5. Op grond van artikel 25, eerste lid, van de Algemene wet inzake rijksbelastingen (Awr) wordt een belanghebbende in de bezwaarprocedure, in afwijking van artikel 7:2 van de Algemene wet bestuursrecht (Awb), gehoord op zijn verzoek.
6. Uit het bezwaarschrift van eiser blijkt dat hij heeft verzocht om te worden gehoord. Dat is ook niet in geschil tussen partijen. In geschil is of (de gemachtigde van) eiser op correcte wijze voor een hoorzitting is uitgenodigd.
7. De rechtbank stelt vast dat verweerder eiser heeft uitgenodigd voor de hoorzitting per fax en brief verzonden aan de gemachtigde van eiser, beide gedateerd op 24 mei 2016. De brief is niet per aangetekende post verzonden.
8. Eiser heeft de gestelde schending van de hoorplicht alleen gebaseerd op het argument dat verweerder de uitnodiging voor de hoorzitting niet per fax had mogen versturen. Eiser is niet ingegaan op de stelling van verweerder dat de uitnodiging ook per post heeft verzonden, zoals ook expliciet in het verweerschrift is gesteld. De rechtbank overweegt dat pas indien de geadresseerde betwist een niet per aangetekende post verzonden besluit te hebben ontvangen, het bestuursorgaan aannemelijk dient te maken dat het desbetreffende stuk is verzonden naar het juiste adres, bijvoorbeeld door middel van een deugdelijke verzendadministratie waaruit blijkt dat het document daadwerkelijk ter post is aangeboden. Door eiser is echter niet betwist dat hij de uitnodiging voor de hoorzitting per post heeft ontvangen, zodat de rechtbank er vanuit gaat dat de uitnodiging is ontvangen. De rechtbank is daarom van oordeel dat eiser op correcte wijze is uitgenodigd voor de hoorzitting, zodat er geen sprake is van schending van de hoorplicht. Aan de beoordeling van hetgeen eiser heeft aangevoerd over de verzending per telefax, komt de rechtbank niet toe.
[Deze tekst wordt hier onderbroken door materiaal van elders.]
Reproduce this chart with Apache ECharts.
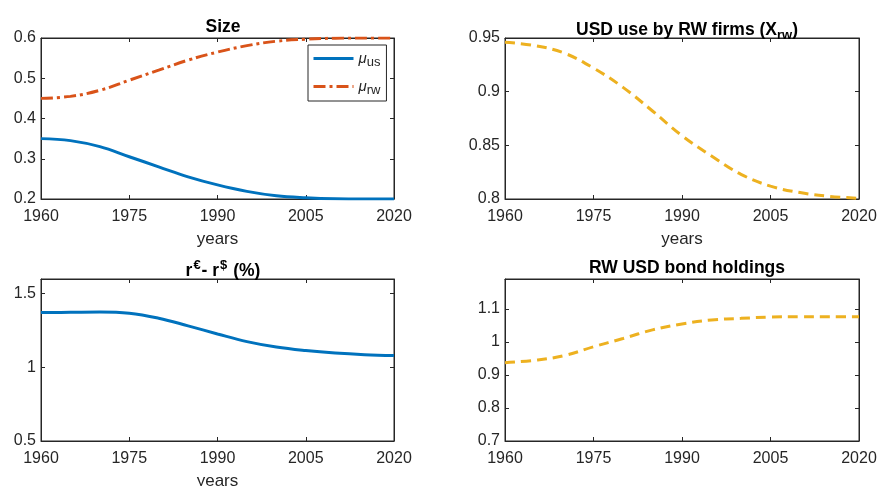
<!DOCTYPE html>
<html>
<head>
<meta charset="utf-8">
<script src="https://cdn.jsdelivr.net/npm/echarts@6/dist/echarts.min.js"></script>
<style>html,body{margin:0;padding:0;background:#fff}#c{width:879px;height:486px}</style>
</head>
<body>
<div id="c"></div>
<script>
// ---- data ----
var years = ['1960','1965','1970','1975','1980','1985','1990','1995','2000','2005','2010','2015','2020'];
var muUS  = [0.350,0.345,0.330,0.305,0.280,0.255,0.235,0.219,0.208,0.203,0.2005,0.200,0.200];
var muRW  = [0.450,0.455,0.470,0.495,0.520,0.545,0.565,0.581,0.592,0.597,0.5995,0.600,0.600];
var xRW   = [0.946,0.943,0.936,0.922,0.904,0.882,0.859,0.840,0.823,0.812,0.806,0.8025,0.8006];
var rDiff = [1.372,1.374,1.376,1.368,1.334,1.282,1.227,1.175,1.138,1.114,1.097,1.086,1.080];
var bonds = [0.937,0.944,0.958,0.985,1.010,1.036,1.054,1.066,1.071,1.075,1.076,1.076,1.076];
var yTicks = [
  {min:0.2, max:0.6, interval:0.1},
  {min:0.8, max:0.95, interval:0.05},
  {min:0.5, max:1.6, interval:0.5},
  {min:0.7, max:1.19, interval:0.1}
];

var BLUE='#0072BD', ORANGE='#D95319', YELLOW='#EDB120', AX='#262626';
var FONT='"Liberation Sans", Arial, Helvetica, sans-serif';

var grids = [
  {left:41, top:38, width:353, height:161},
  {left:505, top:38, width:354, height:161},
  {left:41, top:279, width:353, height:162},
  {left:505, top:279, width:354, height:162}
];
grids.forEach(function(g){ g.show=true; g.borderColor=AX; g.borderWidth=1; g.backgroundColor='#fff'; g.containLabel=false; g.outerBoundsMode='none'; });

var xAxes=[], yAxes=[];
var xNames=['years','years','years',''];
for (var i=0;i<4;i++){
  xAxes.push({
    type:'category', gridIndex:i, data:years, boundaryGap:false, position:'bottom',
    name:xNames[i], nameLocation:'middle', nameGap:32,
    nameTextStyle:{fontFamily:FONT,fontSize:17,color:AX},
    axisLine:{show:true,lineStyle:{color:AX,width:1}},
    axisTick:{show:true,inside:true,length:4,interval:2,lineStyle:{color:AX}},
    axisLabel:{interval:2,fontFamily:FONT,fontSize:16,color:AX,margin:10},
    splitLine:{show:false}
  });
  xAxes.push({
    type:'category', gridIndex:i, data:years, boundaryGap:false, position:'top',
    axisLine:{show:true,lineStyle:{color:AX,width:1}},
    axisTick:{show:true,inside:true,length:4,interval:2,lineStyle:{color:AX}},
    axisLabel:{show:false}, splitLine:{show:false}
  });
  var t=yTicks[i];
  yAxes.push({
    type:'value', gridIndex:i, min:t.min, max:t.max, interval:t.interval, position:'left',
    axisLine:{show:true,lineStyle:{color:AX,width:1}},
    axisTick:{show:true,inside:true,length:4,lineStyle:{color:AX}},
    axisLabel:{fontFamily:FONT,fontSize:16,color:AX,margin:5,showMaxLabel:(i<2)},
    splitLine:{show:false}
  });
  yAxes.push({
    type:'value', gridIndex:i, min:t.min, max:t.max, interval:t.interval, position:'right',
    axisLine:{show:true,lineStyle:{color:AX,width:1}},
    axisTick:{show:true,inside:true,length:4,lineStyle:{color:AX}},
    axisLabel:{show:false}, splitLine:{show:false}
  });
}

function line(name, data, gi, color, type){
  return {
    name:name, type:'line', data:data, xAxisIndex:gi*2, yAxisIndex:gi*2,
    smooth:0.4, symbol:'none', silent:true, animation:false,
    lineStyle:{color:color,width:3,type:type}, itemStyle:{color:color}
  };
}

var titleStyle = {fontFamily:FONT,fontSize:17.5,fontWeight:'bold',color:'#000'};
var option = {
  animation:false,
  title:[
    {text:'Size', left:218, top:13, textAlign:'center', textStyle:titleStyle},
    {text:'USD use by RW firms (X{s|rw})', left:682, top:13, textAlign:'center',
      textStyle:Object.assign({},titleStyle,{rich:{s:{fontFamily:FONT,fontSize:13,fontWeight:'bold',color:'#000',padding:[11,0,0,0]}}})},
    {text:'r{p|€}- r{p|$} (%)', left:218, top:254, textAlign:'center',
      textStyle:Object.assign({},titleStyle,{rich:{p:{fontFamily:FONT,fontSize:13,fontWeight:'bold',color:'#000',padding:[0,1,11,1]}}})},
    {text:'RW USD bond holdings', left:682, top:254, textAlign:'center', textStyle:titleStyle}
  ],
  legend:{
    show:true, left:308, top:45, orient:'vertical',
    itemWidth:40, itemHeight:12, itemGap:10, itemStyle:{opacity:0},
    lineStyle:{width:3},
    padding:[6,6,4,4], borderColor:AX, borderWidth:1, backgroundColor:'#fff',
    data:['us','rw'],
    formatter:function(n){ return '{m|\u03bc}{s|'+n+'}'; },
    textStyle:{fontFamily:FONT,fontSize:15,color:AX,
      rich:{m:{fontFamily:FONT,fontStyle:'italic',fontSize:15,color:AX},
            s:{fontFamily:FONT,fontSize:13,color:AX,padding:[8,0,0,0]}}}
  },
  grid:grids, xAxis:xAxes, yAxis:yAxes,
  series:[
    line('us', muUS, 0, BLUE, 'solid'),
    line('rw', muRW, 0, ORANGE, [12,4,3,4]),
    line('Xrw', xRW, 1, YELLOW, [10,6]),
    line('r', rDiff, 2, BLUE, 'solid'),
    line('b', bonds, 3, YELLOW, [10,6])
  ]
};
var chart = echarts.init(document.getElementById('c'), null, {renderer:'canvas'});
chart.setOption(option);
</script>
</body>
</html>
9. De stelling van eiser dat de stukken van de zaak ten onrechte niet zijn toegezonden volgt de rechtbank niet. Verweerder heeft eiser in de uitnodigingsbrief voor de hoorzitting vermeld dat tot drie dagen voor de hoorzitting de op de zaak betrekking hebbende stukken kunnen worden ingezien en hiervoor een telefonische afspraak gemaakt kan worden. Eiser heeft hier geen gebruik van gemaakt. Eiser heeft niet bestreden dat hij deze brief heeft ontvangen en hij heeft overigens ook niet bestreden dat de stukken ter inzage hebben gelegen. Blijkens vaste jurisprudentie was verweerder er in deze situatie niet toe gehouden om de zaakstukken ook nog aan eiser toe te sturen (ECLI:NL:RVS:2006:AV5077). 10. (…).”